**Task statement**: Copy out each line of the data that holds the word "with".

**Data**:
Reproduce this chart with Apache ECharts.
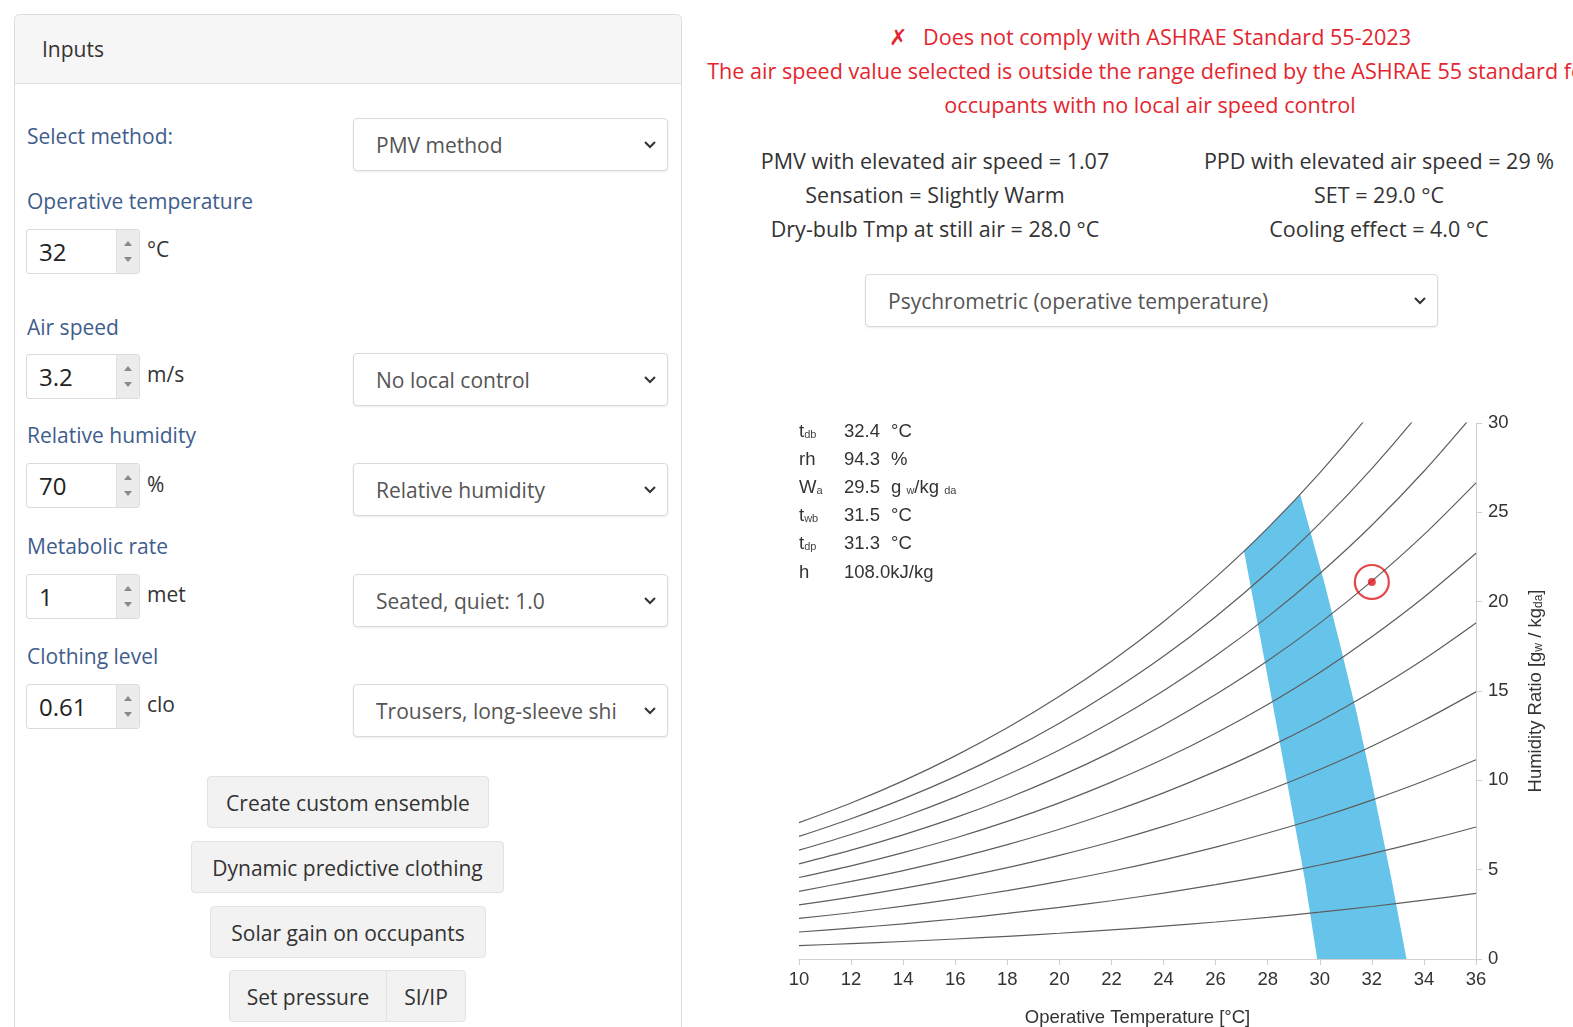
<!DOCTYPE html>
<html>
<head>
<meta charset="utf-8">
<script src="https://cdn.jsdelivr.net/npm/echarts@6/dist/echarts.min.js"></script>
<style>
html,body{margin:0;padding:0;width:1573px;height:1027px;overflow:hidden;background:#fff;font-family:"Open Sans","Noto Sans",sans-serif;}
.a{position:absolute;}
.card{position:absolute;left:14px;top:14px;width:666px;height:1040px;border:1px solid #dcdcdc;border-radius:5px;background:#fff;}
.hdr{position:absolute;left:0;top:0;width:666px;height:68px;background:#f6f6f6;border-bottom:1px solid #dcdcdc;border-radius:5px 5px 0 0;}
.hdr span{position:absolute;left:27px;top:22px;font-size:21px;line-height:24px;color:#333;}
.lbl{position:absolute;left:27px;color:#3f5d8c;font-size:21px;line-height:24px;white-space:nowrap;}
.num{position:absolute;left:26px;width:114px;height:45px;border:1px solid #dadada;border-radius:3px;box-sizing:border-box;background:#fff;}
.num .v{position:absolute;left:12px;top:0;font-size:24px;line-height:43px;color:#222;}
.num .sp{position:absolute;right:0;top:0;width:22px;height:43px;background:#ececec;border-left:1px solid #e0e0e0;}
.num .sp i{position:absolute;left:7px;width:0;height:0;border-left:4px solid transparent;border-right:4px solid transparent;}
.num .sp i.u{top:11px;border-bottom:5px solid #8a8a8a;}
.num .sp i.d{top:27px;border-top:5px solid #8a8a8a;}
.unit{position:absolute;left:147px;font-size:21px;line-height:24px;color:#333;}
.sel{position:absolute;left:353px;width:315px;height:53px;border:1px solid #dadada;border-radius:4px;box-sizing:border-box;background:#fff;box-shadow:0 1px 2px rgba(0,0,0,0.08);}
.sel span{position:absolute;left:22px;top:0;font-size:21px;line-height:53px;color:#555;white-space:nowrap;}
.sel svg{position:absolute;right:11px;top:22px;}
.btn{position:absolute;height:52px;border:1px solid #e2e2e2;border-radius:4px;box-sizing:border-box;background:#f2f2f2;font-size:21px;line-height:52px;color:#333;text-align:center;white-space:nowrap;}
.red{position:absolute;left:703px;width:894px;text-align:center;color:#e3262f;font-size:21.6px;line-height:24px;white-space:nowrap;}
.res{position:absolute;width:520px;text-align:center;color:#333;font-size:21.5px;line-height:24px;white-space:nowrap;}
</style>
</head>
<body>
<div class="card">
  <div class="hdr"><span>Inputs</span></div>
</div>

<div class="lbl" style="top:124px">Select method:</div>
<div class="sel" style="top:118px"><span>PMV method</span><svg width="12" height="8"><polyline points="1,1 6,6 11,1" fill="none" stroke="#333" stroke-width="2"/></svg></div>

<div class="lbl" style="top:189px">Operative temperature</div>
<div class="num" style="top:229px"><div class="v">32</div><div class="sp"><i class="u"></i><i class="d"></i></div></div>
<div class="unit" style="top:237px">°C</div>

<div class="lbl" style="top:315px">Air speed</div>
<div class="num" style="top:354px"><div class="v">3.2</div><div class="sp"><i class="u"></i><i class="d"></i></div></div>
<div class="unit" style="top:362px">m/s</div>
<div class="sel" style="top:353px"><span>No local control</span><svg width="12" height="8"><polyline points="1,1 6,6 11,1" fill="none" stroke="#333" stroke-width="2"/></svg></div>

<div class="lbl" style="top:423px">Relative humidity</div>
<div class="num" style="top:463px"><div class="v">70</div><div class="sp"><i class="u"></i><i class="d"></i></div></div>
<div class="unit" style="top:472px">%</div>
<div class="sel" style="top:463px"><span>Relative humidity</span><svg width="12" height="8"><polyline points="1,1 6,6 11,1" fill="none" stroke="#333" stroke-width="2"/></svg></div>

<div class="lbl" style="top:534px">Metabolic rate</div>
<div class="num" style="top:574px"><div class="v">1</div><div class="sp"><i class="u"></i><i class="d"></i></div></div>
<div class="unit" style="top:582px">met</div>
<div class="sel" style="top:574px"><span>Seated, quiet: 1.0</span><svg width="12" height="8"><polyline points="1,1 6,6 11,1" fill="none" stroke="#333" stroke-width="2"/></svg></div>

<div class="lbl" style="top:644px">Clothing level</div>
<div class="num" style="top:684px"><div class="v">0.61</div><div class="sp"><i class="u"></i><i class="d"></i></div></div>
<div class="unit" style="top:692px">clo</div>
<div class="sel" style="top:684px"><span>Trousers, long-sleeve shi</span><svg width="12" height="8"><polyline points="1,1 6,6 11,1" fill="none" stroke="#333" stroke-width="2"/></svg></div>

<div class="btn" style="left:207px;top:776px;width:282px;">Create custom ensemble</div>
<div class="btn" style="left:191px;top:841px;width:313px;">Dynamic predictive clothing</div>
<div class="btn" style="left:210px;top:906px;width:276px;">Solar gain on occupants</div>
<div class="btn" style="left:229px;top:970px;width:158px;border-radius:4px 0 0 4px;">Set pressure</div>
<div class="btn" style="left:386px;top:970px;width:80px;border-radius:0 4px 4px 0;">SI/IP</div>

<div class="red" style="top:25px"><span style="margin-right:16px">✗</span>Does not comply with ASHRAE Standard 55-2023</div>
<div class="red" style="top:59px">The air speed value selected is outside the range defined by the ASHRAE 55 standard for</div>
<div class="red" style="top:93px">occupants with no local air speed control</div>

<div class="res" style="left:675px;top:149px">PMV with elevated air speed = 1.07</div>
<div class="res" style="left:675px;top:183px">Sensation = Slightly Warm</div>
<div class="res" style="left:675px;top:217px">Dry-bulb Tmp at still air = 28.0 °C</div>
<div class="res" style="left:1119px;top:149px">PPD with elevated air speed = 29 %</div>
<div class="res" style="left:1119px;top:183px">SET = 29.0 °C</div>
<div class="res" style="left:1119px;top:217px">Cooling effect = 4.0 °C</div>

<div class="sel" style="left:865px;top:274px;width:573px;"><span>Psychrometric (operative temperature)</span><svg width="12" height="8"><polyline points="1,1 6,6 11,1" fill="none" stroke="#333" stroke-width="2"/></svg></div>

<div id="chart" class="a" style="left:700px;top:380px;width:873px;height:647px;"></div>

<script>
// Dry-bulb / operative temperatures at which the RH curves are sampled (°C)
const temps = [10,12,14,16,18,20,22,24,26,28,30,32,34,36];
// Humidity ratio (g/kg) along each relative-humidity curve
const rh10  = [0.75,0.86,0.98,1.12,1.27,1.44,1.63,1.84,2.07,2.33,2.62,2.94,3.29,3.67];
const rh20  = [1.51,1.73,1.97,2.24,2.55,2.89,3.26,3.69,4.16,4.68,5.26,5.90,6.61,7.39];
const rh30  = [2.27,2.59,2.96,3.37,3.83,4.34,4.91,5.55,6.26,7.05,7.92,8.89,9.96,11.15];
const rh40  = [3.03,3.46,3.95,4.50,5.11,5.80,6.56,7.42,8.37,9.43,10.61,11.91,13.36,14.95];
const rh50  = [3.79,4.34,4.95,5.63,6.40,7.26,8.23,9.30,10.50,11.83,13.31,14.96,16.78,18.81];
const rh60  = [4.56,5.21,5.95,6.77,7.70,8.74,9.90,11.19,12.64,14.25,16.04,18.04,20.25,22.71];
const rh70  = [5.32,6.09,6.95,7.91,9.00,10.22,11.58,13.10,14.80,16.69,18.80,21.15,23.75,26.65];
const rh80  = [6.09,6.97,7.95,9.06,10.31,11.70,13.27,15.02,16.97,19.15,21.58,24.28,27.30,30.65];
const rh90  = [6.86,7.85,8.96,10.21,11.62,13.20,14.97,16.94,19.16,21.63,24.38,27.45,30.88,34.69];
const rh100 = [7.63,8.73,9.97,11.37,12.94,14.70,16.67,18.88,21.36,24.12,27.21,30.66,34.50,38.79];

// Comfort zone outline (temperature °C, humidity ratio g/kg)
const zoneT = [27.09,28.20,29.25,30.15,30.80,31.42,31.98,32.76,33.33,29.90,29.43,28.73,28.02,27.09];
const zoneW = [22.83,24.43,25.98,21.21,17.48,13.75,10.02,4.42,0.00,0.00,4.42,10.02,15.61,22.83];

// Current condition
const pointT = [32];
const pointW = [21.1];

// Axis ticks
const xTicks = [10,36,2];
const yTicks = [0,30,5];

// Hover readout
const infoLabels = ['t','rh','W','t','t','h'];
const infoSubs   = ['db','','a','wb','dp',''];
const infoValues = ['32.4','94.3','29.5','31.5','31.3','108.0'];
const infoUnits  = ['°C','%','g','°C','°C','kJ/kg'];

const chart = echarts.init(document.getElementById('chart'), null, {renderer:'canvas'});
const rhCurves = [rh10,rh20,rh30,rh40,rh50,rh60,rh70,rh80,rh90,rh100];
const FONT = 'Liberation Sans, Arial, sans-serif';
const FS = 18.5;

const lineSeries = rhCurves.map((arr, k) => ({
  type:'line', name:'rh'+(k+1)*10, silent:true, showSymbol:false, smooth:0.3,
  data: temps.map((t,i)=>[t, arr[i]]),
  lineStyle:{color:'#5e5e5e', width:1.2}, z:3, clip:true
}));

const richBase = {
  m:{fontSize:FS, fill:'#333', fontFamily:FONT, verticalAlign:'bottom'},
  s:{fontSize:11, fill:'#444', fontFamily:FONT, verticalAlign:'bottom', padding:[0,0,1,0]}
};
const graphics = [];
infoLabels.forEach((lab,i)=>{
  const y = 52 + 28.1*i;
  graphics.push({type:'text', x:99, y:y, z:10, style:{
    text: infoSubs[i] ? '{m|'+lab+'}{s|'+infoSubs[i]+'}' : '{m|'+lab+'}',
    verticalAlign:'middle', align:'left', rich:richBase
  }});
  if (infoUnits[i] === 'kJ/kg') {
    graphics.push({type:'text', x:144, y:y, z:10, style:{text: infoValues[i]+infoUnits[i], verticalAlign:'middle', align:'left', fontSize:FS, fill:'#333', fontFamily:FONT}});
  } else {
    graphics.push({type:'text', x:144, y:y, z:10, style:{text: infoValues[i], verticalAlign:'middle', align:'left', fontSize:FS, fill:'#333', fontFamily:FONT}});
    if (infoUnits[i] === 'g') {
      graphics.push({type:'text', x:191, y:y, z:10, style:{
        text:'{m|g }{s|w}{m|/kg }{s|da}', verticalAlign:'middle', align:'left', rich:richBase
      }});
    } else {
      graphics.push({type:'text', x:191, y:y, z:10, style:{text: infoUnits[i], verticalAlign:'middle', align:'left', fontSize:FS, fill:'#333', fontFamily:FONT}});
    }
  }
});

const option = {
  animation:false,
  grid:{left:99, right:97, top:43, bottom:68, containLabel:false, outerBoundsMode:'none'},
  xAxis:{
    type:'value', min:xTicks[0], max:xTicks[1], interval:xTicks[2],
    name:'Operative Temperature [°C]', nameLocation:'middle', nameGap:49,
    nameTextStyle:{fontSize:FS, color:'#333', fontFamily:FONT},
    axisLine:{show:true, lineStyle:{color:'#cfcfcf'}},
    axisTick:{show:true, length:6, lineStyle:{color:'#cfcfcf'}},
    axisLabel:{fontSize:FS, color:'#333', fontFamily:FONT, margin:11},
    splitLine:{show:false}
  },
  yAxis:{
    type:'value', position:'right', min:yTicks[0], max:yTicks[1], interval:yTicks[2],
    name:'Humidity Ratio [g{s|w} / kg{s|da}]', nameLocation:'middle', nameGap:50, nameRotate:90,
    nameTextStyle:{fontSize:FS, color:'#333', fontFamily:FONT,
      rich:{s:{fontSize:12, color:'#333', fontFamily:FONT, verticalAlign:'bottom', padding:[7,0,0,0]}}},
    axisLine:{show:true, lineStyle:{color:'#cfcfcf'}},
    axisTick:{show:true, length:6, lineStyle:{color:'#cfcfcf'}},
    axisLabel:{fontSize:FS, color:'#333', fontFamily:FONT, margin:12},
    splitLine:{show:false}
  },
  graphic: graphics,
  series: [
    {
      type:'custom', silent:true, z:2, clip:true,
      data: zoneT.map((t,i)=>[t, zoneW[i]]),
      encode:{x:0, y:1},
      renderItem:(params, api)=>{
        if (params.dataIndex !== 0) return null;
        const pts = zoneT.map((t,i)=>api.coord([t, zoneW[i]]));
        return {type:'polygon', shape:{points:pts}, style:{fill:'#66c4ea'}};
      }
    },
    ...lineSeries,
    {
      type:'scatter', silent:true, z:5, symbol:'circle', symbolSize:34,
      data: pointT.map((t,i)=>[t, pointW[i]]),
      itemStyle:{color:'rgba(255,255,255,0)', borderColor:'#e0161c', borderWidth:2.2}
    },
    {
      type:'scatter', silent:true, z:6, symbol:'circle', symbolSize:8,
      data: pointT.map((t,i)=>[t, pointW[i]]),
      itemStyle:{color:'#e0161c'}
    }
  ]
};
chart.setOption(option);
</script>
</body>
</html>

**Finished task**:
Reproduce this chart with Apache ECharts.
<div class="red" style="top:25px"><span style="margin-right:16px">✗</span>Does not comply with ASHRAE Standard 55-2023</div>
<div class="red" style="top:93px">occupants with no local air speed control</div>
<div class="res" style="left:675px;top:149px">PMV with elevated air speed = 1.07</div>
<div class="res" style="left:1119px;top:149px">PPD with elevated air speed = 29 %</div>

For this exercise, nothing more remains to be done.